Novel cross-linked proton exchange membrane (PEM) materials are promising candidates for the replacement of the benchmark PEM material, Nafion®. Many chemical properties of the cross-linked membrane are desirable for fuel cell applications. The liquid precursor materials are solvent free, and can be directly cured to desired dimensions. A high acidic group content is achieved without rendering the membrane material water-soluble; styrene sulfonic acid perfluoropolyether composite membranes have an average IEC of 0.88 meq/g. Composite membranes were synthesized by UV-inititiated cross-linking of acrylic acid with styrenated-perfluoropolyether and styrene sulfonic acid with styrenated-perfluoropolyether; the liquid monomers were imbibed within Textratex®, a porous expanded PTFE matrix prior to UV curing.

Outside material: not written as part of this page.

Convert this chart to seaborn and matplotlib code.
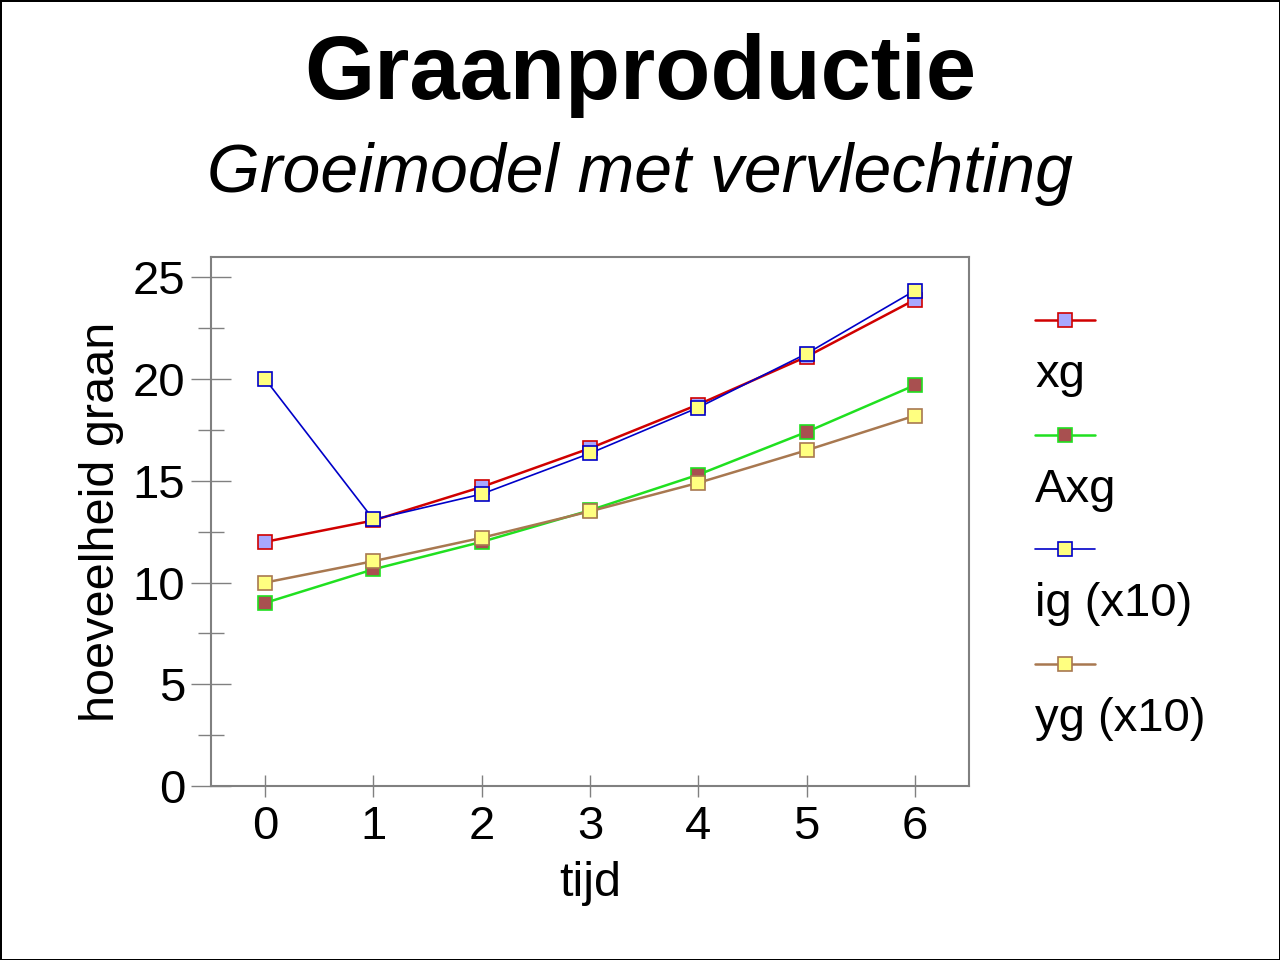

Composite membranes are of particular interest for fuel cell applications since they have competitive conductivities, but require less PEM material, making them a cost effective option. DMTA and TGA analyses indicate that the cross-linked membrane materials possess improved thermal and mechanical properties. Linear sweep voltammetry was used to determine the diffusion coefficient of dihydrogen through membrane materials; linear sweep voltammetry was also used to determine the kinetics of the oxygen reduction reaction at the membrane Pt electrode interface. The development of cross-linked composite membrane materials facilitates the manufacturing of MEAs without the use of Nafion® or volatile organic solvents, while simultaneously decreasing the cost of PEM production.